▶ Exercise task
Quote the whole listing exactly. Leave the pictures out of your copy.

▶ Data block
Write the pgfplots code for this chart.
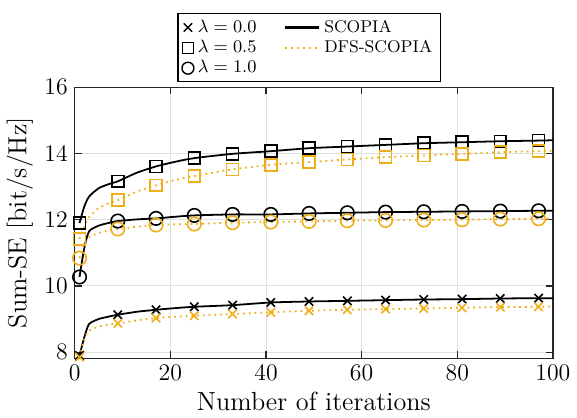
\documentclass[border=0pt]{standalone}
\usepackage{pgfplots}
\pgfplotsset{compat=1.18}
\definecolor{dfsorange}{RGB}{237,174,24}
\definecolor{axisgray}{RGB}{38,38,38}

% Sum-SE versus iteration count (curves)
\pgfplotstableread{
it  s0    d0    s5     d5     s1     d1
1   7.90  7.85  11.90  11.42  10.27  10.84
2   8.45  8.40  12.40  11.80  11.15  11.30
3   8.85  8.65  12.70  12.08  11.65  11.48
5   9.00  8.77  12.95  12.35  11.82  11.60
7   9.07  8.83  13.07  12.49  11.90  11.67
9   9.13  8.87  13.16  12.59  11.96  11.72
13  9.22  8.96  13.42  12.85  12.01  11.79
17  9.28  9.03  13.61  13.04  12.04  11.84
21  9.33  9.07  13.75  13.20  12.09  11.86
25  9.37  9.10  13.86  13.32  12.13  11.87
33  9.42  9.15  13.99  13.52  12.16  11.91
41  9.50  9.20  14.07  13.66  12.16  11.93
49  9.53  9.25  14.16  13.74  12.19  11.95
57  9.55  9.28  14.21  13.82  12.21  11.97
65  9.57  9.30  14.26  13.89  12.23  11.98
73  9.59  9.32  14.31  13.94  12.24  11.99
81  9.60  9.34  14.34  13.99  12.25  12.00
89  9.62  9.36  14.37  14.04  12.26  12.02
97  9.63  9.37  14.39  14.07  12.27  12.03
100 9.63  9.38  14.40  14.08  12.27  12.03
}\curves

% Marker positions (every 8th iteration)
\pgfplotstableread{
it  s0    d0    s5     d5     s1     d1
1   7.90  7.85  11.90  11.42  10.27  10.84
9   9.13  8.87  13.16  12.59  11.96  11.72
17  9.28  9.03  13.61  13.04  12.04  11.84
25  9.37  9.10  13.86  13.32  12.13  11.87
33  9.42  9.15  13.99  13.52  12.16  11.91
41  9.50  9.20  14.07  13.66  12.16  11.93
49  9.53  9.25  14.16  13.74  12.19  11.95
57  9.55  9.28  14.21  13.82  12.21  11.97
65  9.57  9.30  14.26  13.89  12.23  11.98
73  9.59  9.32  14.31  13.94  12.24  11.99
81  9.60  9.34  14.34  13.99  12.25  12.00
89  9.62  9.36  14.37  14.04  12.26  12.02
97  9.63  9.37  14.39  14.07  12.27  12.03
}\marks

\begin{document}
\begin{tikzpicture}
\begin{axis}[
  scale only axis,
  width=241pt, height=136.5pt,
  xmin=0, xmax=100, ymin=7.82, ymax=16,
  xtick={0,20,...,100}, ytick={8,10,...,16},
  grid=major,
  major grid style={black!12, line width=0.5pt},
  axis line style={axisgray, line width=0.6pt},
  tick style={axisgray, line width=0.6pt},
  tick align=inside,
  major tick length=3.5pt,
  tick label style={font=\fontsize{13}{14}\selectfont},
  label style={font=\fontsize{13.2}{15}\selectfont},
  xlabel={Number of iterations},
  ylabel={Sum-SE [bit/s/Hz]},
  xlabel style={yshift=1pt},
  ylabel style={yshift=-1pt},
  legend columns=2,
  legend cell align=left,
  legend style={at={(0.49,1.018)}, anchor=south,
    font=\fontsize{8.6}{10}\selectfont, draw=black, line width=0.6pt,
    inner xsep=2pt, inner ysep=1pt,
    /tikz/every even column/.append style={column sep=12pt},
    row sep=-1.5pt},
]
% legend keys
\addlegendimage{only marks, mark=x, mark size=3pt, black, line width=0.7pt}
\addlegendentry{$\lambda = 0.0$}
\addlegendimage{black, line width=1.1pt}
\addlegendentry{SCOPIA}
\addlegendimage{only marks, mark=square, mark size=2.8pt, black, line width=0.7pt}
\addlegendentry{$\lambda = 0.5$}
\addlegendimage{dfsorange, dotted, line width=1pt}
\addlegendentry{DFS-SCOPIA}
\addlegendimage{only marks, mark=o, mark size=3pt, black, line width=0.7pt}
\addlegendentry{$\lambda = 1.0$}
\addlegendimage{empty legend}
\addlegendentry{}

% curves
\addplot[forget plot, black, line width=0.9pt, smooth, tension=0.4] table[x=it, y=s0] {\curves};
\addplot[forget plot, dfsorange, dotted, line width=0.9pt, smooth, tension=0.4] table[x=it, y=d0] {\curves};
\addplot[forget plot, black, line width=0.9pt, smooth, tension=0.4] table[x=it, y=s5] {\curves};
\addplot[forget plot, dfsorange, dotted, line width=0.9pt, smooth, tension=0.4] table[x=it, y=d5] {\curves};
\addplot[forget plot, black, line width=0.9pt, smooth, tension=0.4] table[x=it, y=s1] {\curves};
\addplot[forget plot, dfsorange, dotted, line width=0.9pt, smooth, tension=0.4] table[x=it, y=d1] {\curves};

% markers
\addplot[forget plot, only marks, mark=x, mark size=3pt, black, line width=0.8pt] table[x=it, y=s0] {\marks};
\addplot[forget plot, only marks, mark=x, mark size=3pt, dfsorange, line width=0.8pt] table[x=it, y=d0] {\marks};
\addplot[forget plot, only marks, mark=square, mark size=3pt, black, line width=0.8pt] table[x=it, y=s5] {\marks};
\addplot[forget plot, only marks, mark=square, mark size=3pt, dfsorange, line width=0.8pt] table[x=it, y=d5] {\marks};
\addplot[forget plot, only marks, mark=o, mark size=3.4pt, black, line width=0.8pt] table[x=it, y=s1] {\marks};
\addplot[forget plot, only marks, mark=o, mark size=3.4pt, dfsorange, line width=0.8pt] table[x=it, y=d1] {\marks};
\end{axis}
% keep a margin above the legend
\path (current axis.north) -- ++(0,44pt);
\end{tikzpicture}
\end{document}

▶ Task solution
Write the pgfplots code for this chart.
\documentclass[border=0pt]{standalone}
\usepackage{pgfplots}
\pgfplotsset{compat=1.18}
\definecolor{dfsorange}{RGB}{237,174,24}
\definecolor{axisgray}{RGB}{38,38,38}

% Sum-SE versus iteration count (curves)
\pgfplotstableread{
it  s0    d0    s5     d5     s1     d1
1   7.90  7.85  11.90  11.42  10.27  10.84
2   8.45  8.40  12.40  11.80  11.15  11.30
3   8.85  8.65  12.70  12.08  11.65  11.48
5   9.00  8.77  12.95  12.35  11.82  11.60
7   9.07  8.83  13.07  12.49  11.90  11.67
9   9.13  8.87  13.16  12.59  11.96  11.72
13  9.22  8.96  13.42  12.85  12.01  11.79
17  9.28  9.03  13.61  13.04  12.04  11.84
21  9.33  9.07  13.75  13.20  12.09  11.86
25  9.37  9.10  13.86  13.32  12.13  11.87
33  9.42  9.15  13.99  13.52  12.16  11.91
41  9.50  9.20  14.07  13.66  12.16  11.93
49  9.53  9.25  14.16  13.74  12.19  11.95
57  9.55  9.28  14.21  13.82  12.21  11.97
65  9.57  9.30  14.26  13.89  12.23  11.98
73  9.59  9.32  14.31  13.94  12.24  11.99
81  9.60  9.34  14.34  13.99  12.25  12.00
89  9.62  9.36  14.37  14.04  12.26  12.02
97  9.63  9.37  14.39  14.07  12.27  12.03
100 9.63  9.38  14.40  14.08  12.27  12.03
}\curves

% Marker positions (every 8th iteration)
\pgfplotstableread{
it  s0    d0    s5     d5     s1     d1
1   7.90  7.85  11.90  11.42  10.27  10.84
9   9.13  8.87  13.16  12.59  11.96  11.72
17  9.28  9.03  13.61  13.04  12.04  11.84
25  9.37  9.10  13.86  13.32  12.13  11.87
33  9.42  9.15  13.99  13.52  12.16  11.91
41  9.50  9.20  14.07  13.66  12.16  11.93
49  9.53  9.25  14.16  13.74  12.19  11.95
57  9.55  9.28  14.21  13.82  12.21  11.97
65  9.57  9.30  14.26  13.89  12.23  11.98
73  9.59  9.32  14.31  13.94  12.24  11.99
81  9.60  9.34  14.34  13.99  12.25  12.00
89  9.62  9.36  14.37  14.04  12.26  12.02
97  9.63  9.37  14.39  14.07  12.27  12.03
}\marks

\begin{document}
\begin{tikzpicture}
\begin{axis}[
  scale only axis,
  width=241pt, height=136.5pt,
  xmin=0, xmax=100, ymin=7.82, ymax=16,
  xtick={0,20,...,100}, ytick={8,10,...,16},
  grid=major,
  major grid style={black!12, line width=0.5pt},
  axis line style={axisgray, line width=0.6pt},
  tick style={axisgray, line width=0.6pt},
  tick align=inside,
  major tick length=3.5pt,
  tick label style={font=\fontsize{13}{14}\selectfont},
  label style={font=\fontsize{13.2}{15}\selectfont},
  xlabel={Number of iterations},
  ylabel={Sum-SE [bit/s/Hz]},
  xlabel style={yshift=1pt},
  ylabel style={yshift=-1pt},
  legend columns=2,
  legend cell align=left,
  legend style={at={(0.49,1.018)}, anchor=south,
    font=\fontsize{8.6}{10}\selectfont, draw=black, line width=0.6pt,
    inner xsep=2pt, inner ysep=1pt,
    /tikz/every even column/.append style={column sep=12pt},
    row sep=-1.5pt},
]
% legend keys
\addlegendimage{only marks, mark=x, mark size=3pt, black, line width=0.7pt}
\addlegendentry{$\lambda = 0.0$}
\addlegendimage{black, line width=1.1pt}
\addlegendentry{SCOPIA}
\addlegendimage{only marks, mark=square, mark size=2.8pt, black, line width=0.7pt}
\addlegendentry{$\lambda = 0.5$}
\addlegendimage{dfsorange, dotted, line width=1pt}
\addlegendentry{DFS-SCOPIA}
\addlegendimage{only marks, mark=o, mark size=3pt, black, line width=0.7pt}
\addlegendentry{$\lambda = 1.0$}
\addlegendimage{empty legend}
\addlegendentry{}

% curves
\addplot[forget plot, black, line width=0.9pt, smooth, tension=0.4] table[x=it, y=s0] {\curves};
\addplot[forget plot, dfsorange, dotted, line width=0.9pt, smooth, tension=0.4] table[x=it, y=d0] {\curves};
\addplot[forget plot, black, line width=0.9pt, smooth, tension=0.4] table[x=it, y=s5] {\curves};
\addplot[forget plot, dfsorange, dotted, line width=0.9pt, smooth, tension=0.4] table[x=it, y=d5] {\curves};
\addplot[forget plot, black, line width=0.9pt, smooth, tension=0.4] table[x=it, y=s1] {\curves};
\addplot[forget plot, dfsorange, dotted, line width=0.9pt, smooth, tension=0.4] table[x=it, y=d1] {\curves};

% markers
\addplot[forget plot, only marks, mark=x, mark size=3pt, black, line width=0.8pt] table[x=it, y=s0] {\marks};
\addplot[forget plot, only marks, mark=x, mark size=3pt, dfsorange, line width=0.8pt] table[x=it, y=d0] {\marks};
\addplot[forget plot, only marks, mark=square, mark size=3pt, black, line width=0.8pt] table[x=it, y=s5] {\marks};
\addplot[forget plot, only marks, mark=square, mark size=3pt, dfsorange, line width=0.8pt] table[x=it, y=d5] {\marks};
\addplot[forget plot, only marks, mark=o, mark size=3.4pt, black, line width=0.8pt] table[x=it, y=s1] {\marks};
\addplot[forget plot, only marks, mark=o, mark size=3.4pt, dfsorange, line width=0.8pt] table[x=it, y=d1] {\marks};
\end{axis}
% keep a margin above the legend
\path (current axis.north) -- ++(0,44pt);
\end{tikzpicture}
\end{document}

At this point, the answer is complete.